(TASK OBJECTIVE):
Set down the data below without change, skipping the pictures it holds.

(PROVIDED MATERIAL):
# # # # # # #

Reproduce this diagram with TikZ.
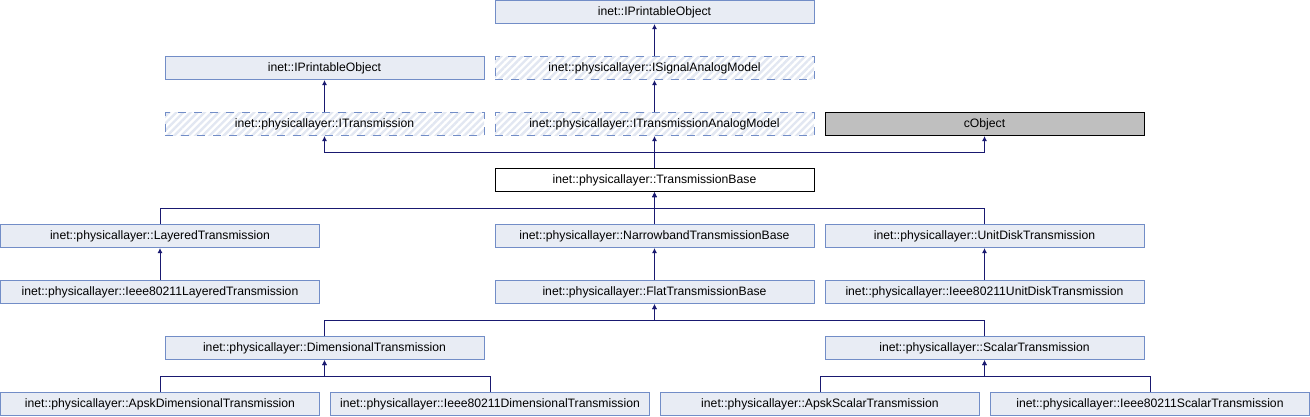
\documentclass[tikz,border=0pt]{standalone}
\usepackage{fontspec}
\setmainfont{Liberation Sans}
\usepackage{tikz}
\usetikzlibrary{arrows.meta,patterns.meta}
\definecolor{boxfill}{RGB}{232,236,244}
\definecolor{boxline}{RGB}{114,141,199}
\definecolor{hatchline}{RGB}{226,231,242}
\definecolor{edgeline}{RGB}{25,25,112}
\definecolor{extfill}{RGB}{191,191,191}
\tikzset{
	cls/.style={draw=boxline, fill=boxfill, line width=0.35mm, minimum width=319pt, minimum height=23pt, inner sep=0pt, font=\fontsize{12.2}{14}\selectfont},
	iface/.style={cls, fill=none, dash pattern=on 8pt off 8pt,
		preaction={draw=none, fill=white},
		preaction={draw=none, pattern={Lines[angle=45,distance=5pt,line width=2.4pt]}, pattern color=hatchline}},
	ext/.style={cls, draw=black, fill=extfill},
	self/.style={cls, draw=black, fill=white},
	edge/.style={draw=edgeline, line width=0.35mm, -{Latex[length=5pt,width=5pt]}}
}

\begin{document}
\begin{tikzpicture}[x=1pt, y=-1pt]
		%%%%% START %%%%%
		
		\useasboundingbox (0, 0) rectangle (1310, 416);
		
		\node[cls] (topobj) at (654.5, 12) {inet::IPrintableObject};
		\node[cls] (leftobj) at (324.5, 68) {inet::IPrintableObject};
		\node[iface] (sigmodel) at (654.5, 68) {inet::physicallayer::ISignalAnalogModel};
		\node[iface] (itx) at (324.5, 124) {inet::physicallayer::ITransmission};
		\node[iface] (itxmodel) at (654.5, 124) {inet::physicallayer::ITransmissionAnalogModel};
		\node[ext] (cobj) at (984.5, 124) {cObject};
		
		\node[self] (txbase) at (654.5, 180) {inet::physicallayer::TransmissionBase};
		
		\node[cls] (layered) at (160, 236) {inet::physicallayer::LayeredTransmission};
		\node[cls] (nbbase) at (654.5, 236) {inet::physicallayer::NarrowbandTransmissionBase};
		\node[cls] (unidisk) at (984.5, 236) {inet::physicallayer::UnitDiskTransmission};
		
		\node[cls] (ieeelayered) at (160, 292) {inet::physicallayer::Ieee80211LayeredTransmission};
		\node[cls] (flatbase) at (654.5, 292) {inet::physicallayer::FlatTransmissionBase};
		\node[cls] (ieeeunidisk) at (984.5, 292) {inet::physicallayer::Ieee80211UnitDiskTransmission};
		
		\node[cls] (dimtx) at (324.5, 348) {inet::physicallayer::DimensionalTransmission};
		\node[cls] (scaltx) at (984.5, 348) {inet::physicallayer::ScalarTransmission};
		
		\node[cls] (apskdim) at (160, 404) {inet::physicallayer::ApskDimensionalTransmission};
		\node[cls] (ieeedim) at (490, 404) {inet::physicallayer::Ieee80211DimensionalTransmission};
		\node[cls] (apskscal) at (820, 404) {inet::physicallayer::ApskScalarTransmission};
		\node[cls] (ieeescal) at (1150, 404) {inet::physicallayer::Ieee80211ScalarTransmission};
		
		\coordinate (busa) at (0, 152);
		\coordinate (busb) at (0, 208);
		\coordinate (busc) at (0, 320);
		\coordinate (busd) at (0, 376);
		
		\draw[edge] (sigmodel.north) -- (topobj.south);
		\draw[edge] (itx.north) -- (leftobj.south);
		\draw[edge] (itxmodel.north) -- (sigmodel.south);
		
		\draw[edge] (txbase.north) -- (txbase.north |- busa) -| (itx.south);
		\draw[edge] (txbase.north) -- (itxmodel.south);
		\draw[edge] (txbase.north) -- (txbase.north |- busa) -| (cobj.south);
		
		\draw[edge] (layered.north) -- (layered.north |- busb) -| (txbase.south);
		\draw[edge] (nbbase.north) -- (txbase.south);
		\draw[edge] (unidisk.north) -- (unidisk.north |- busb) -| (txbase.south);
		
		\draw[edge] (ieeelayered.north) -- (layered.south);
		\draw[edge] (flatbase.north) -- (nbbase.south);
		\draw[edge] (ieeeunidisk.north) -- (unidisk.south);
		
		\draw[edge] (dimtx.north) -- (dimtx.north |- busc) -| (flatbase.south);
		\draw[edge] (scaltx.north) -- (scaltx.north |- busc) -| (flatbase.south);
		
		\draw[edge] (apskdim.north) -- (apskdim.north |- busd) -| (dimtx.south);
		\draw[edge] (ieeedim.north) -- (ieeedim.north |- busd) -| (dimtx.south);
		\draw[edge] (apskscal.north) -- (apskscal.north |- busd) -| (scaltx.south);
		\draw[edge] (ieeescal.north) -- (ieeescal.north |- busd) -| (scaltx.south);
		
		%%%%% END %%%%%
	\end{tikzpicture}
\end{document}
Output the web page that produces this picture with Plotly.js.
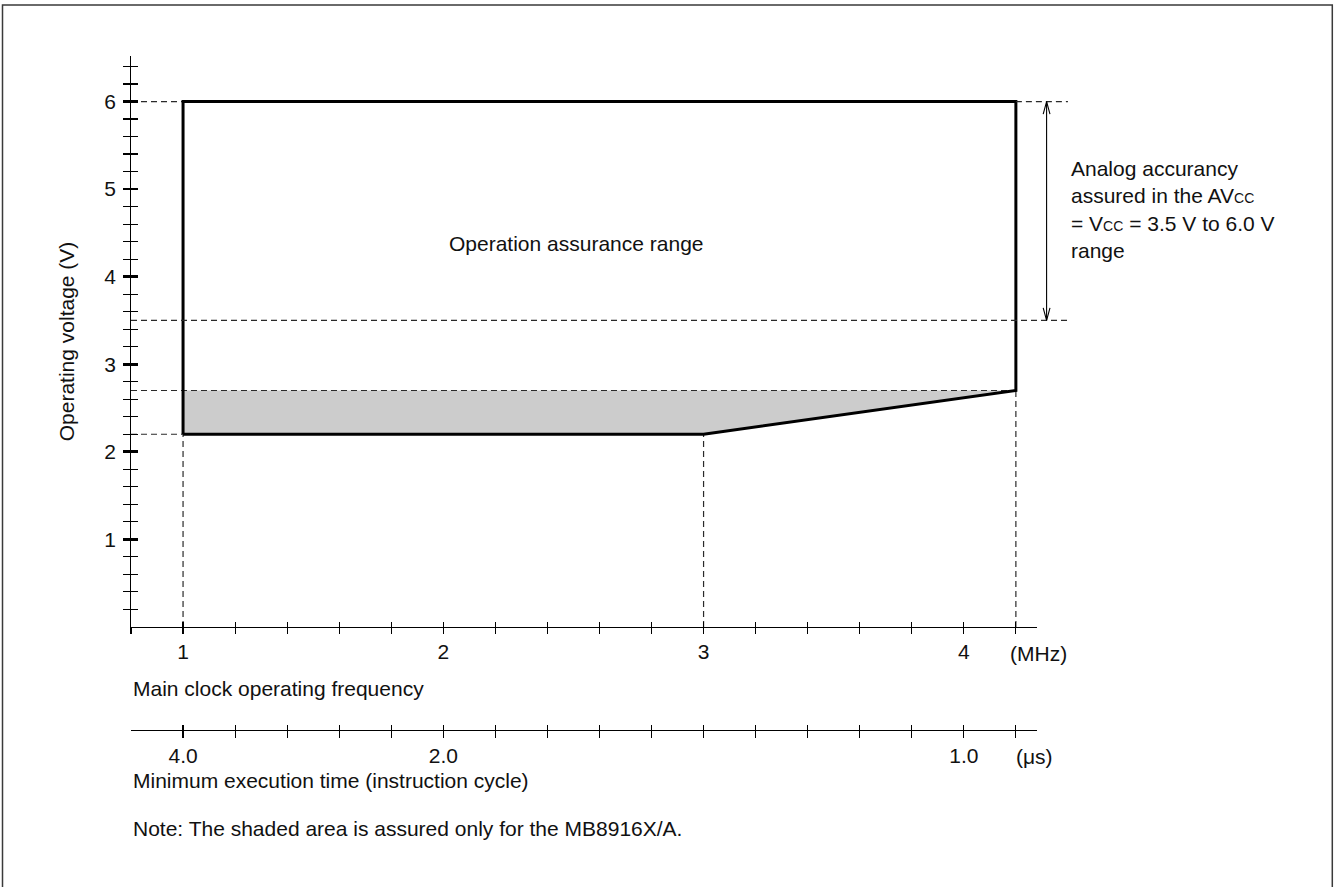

# # # # # # #

(TASK RESULT):
Reproduce this diagram with TikZ.
\documentclass[tikz,border=0pt]{standalone}
\usepackage{fontspec}
\setmainfont{Liberation Sans}
\usepackage{tikz}
\usetikzlibrary{arrows.meta,patterns.meta}
\definecolor{boxfill}{RGB}{232,236,244}
\definecolor{boxline}{RGB}{114,141,199}
\definecolor{hatchline}{RGB}{226,231,242}
\definecolor{edgeline}{RGB}{25,25,112}
\definecolor{extfill}{RGB}{191,191,191}
\tikzset{
	cls/.style={draw=boxline, fill=boxfill, line width=0.35mm, minimum width=319pt, minimum height=23pt, inner sep=0pt, font=\fontsize{12.2}{14}\selectfont},
	iface/.style={cls, fill=none, dash pattern=on 8pt off 8pt,
		preaction={draw=none, fill=white},
		preaction={draw=none, pattern={Lines[angle=45,distance=5pt,line width=2.4pt]}, pattern color=hatchline}},
	ext/.style={cls, draw=black, fill=extfill},
	self/.style={cls, draw=black, fill=white},
	edge/.style={draw=edgeline, line width=0.35mm, -{Latex[length=5pt,width=5pt]}}
}

\begin{document}
\begin{tikzpicture}[x=1pt, y=-1pt]
		%%%%% START %%%%%
		
		\useasboundingbox (0, 0) rectangle (1310, 416);
		
		\node[cls] (topobj) at (654.5, 12) {inet::IPrintableObject};
		\node[cls] (leftobj) at (324.5, 68) {inet::IPrintableObject};
		\node[iface] (sigmodel) at (654.5, 68) {inet::physicallayer::ISignalAnalogModel};
		\node[iface] (itx) at (324.5, 124) {inet::physicallayer::ITransmission};
		\node[iface] (itxmodel) at (654.5, 124) {inet::physicallayer::ITransmissionAnalogModel};
		\node[ext] (cobj) at (984.5, 124) {cObject};
		
		\node[self] (txbase) at (654.5, 180) {inet::physicallayer::TransmissionBase};
		
		\node[cls] (layered) at (160, 236) {inet::physicallayer::LayeredTransmission};
		\node[cls] (nbbase) at (654.5, 236) {inet::physicallayer::NarrowbandTransmissionBase};
		\node[cls] (unidisk) at (984.5, 236) {inet::physicallayer::UnitDiskTransmission};
		
		\node[cls] (ieeelayered) at (160, 292) {inet::physicallayer::Ieee80211LayeredTransmission};
		\node[cls] (flatbase) at (654.5, 292) {inet::physicallayer::FlatTransmissionBase};
		\node[cls] (ieeeunidisk) at (984.5, 292) {inet::physicallayer::Ieee80211UnitDiskTransmission};
		
		\node[cls] (dimtx) at (324.5, 348) {inet::physicallayer::DimensionalTransmission};
		\node[cls] (scaltx) at (984.5, 348) {inet::physicallayer::ScalarTransmission};
		
		\node[cls] (apskdim) at (160, 404) {inet::physicallayer::ApskDimensionalTransmission};
		\node[cls] (ieeedim) at (490, 404) {inet::physicallayer::Ieee80211DimensionalTransmission};
		\node[cls] (apskscal) at (820, 404) {inet::physicallayer::ApskScalarTransmission};
		\node[cls] (ieeescal) at (1150, 404) {inet::physicallayer::Ieee80211ScalarTransmission};
		
		\coordinate (busa) at (0, 152);
		\coordinate (busb) at (0, 208);
		\coordinate (busc) at (0, 320);
		\coordinate (busd) at (0, 376);
		
		\draw[edge] (sigmodel.north) -- (topobj.south);
		\draw[edge] (itx.north) -- (leftobj.south);
		\draw[edge] (itxmodel.north) -- (sigmodel.south);
		
		\draw[edge] (txbase.north) -- (txbase.north |- busa) -| (itx.south);
		\draw[edge] (txbase.north) -- (itxmodel.south);
		\draw[edge] (txbase.north) -- (txbase.north |- busa) -| (cobj.south);
		
		\draw[edge] (layered.north) -- (layered.north |- busb) -| (txbase.south);
		\draw[edge] (nbbase.north) -- (txbase.south);
		\draw[edge] (unidisk.north) -- (unidisk.north |- busb) -| (txbase.south);
		
		\draw[edge] (ieeelayered.north) -- (layered.south);
		\draw[edge] (flatbase.north) -- (nbbase.south);
		\draw[edge] (ieeeunidisk.north) -- (unidisk.south);
		
		\draw[edge] (dimtx.north) -- (dimtx.north |- busc) -| (flatbase.south);
		\draw[edge] (scaltx.north) -- (scaltx.north |- busc) -| (flatbase.south);
		
		\draw[edge] (apskdim.north) -- (apskdim.north |- busd) -| (dimtx.south);
		\draw[edge] (ieeedim.north) -- (ieeedim.north |- busd) -| (dimtx.south);
		\draw[edge] (apskscal.north) -- (apskscal.north |- busd) -| (scaltx.south);
		\draw[edge] (ieeescal.north) -- (ieeescal.north |- busd) -| (scaltx.south);
		
		%%%%% END %%%%%
	\end{tikzpicture}
\end{document}
Output the web page that produces this picture with Plotly.js.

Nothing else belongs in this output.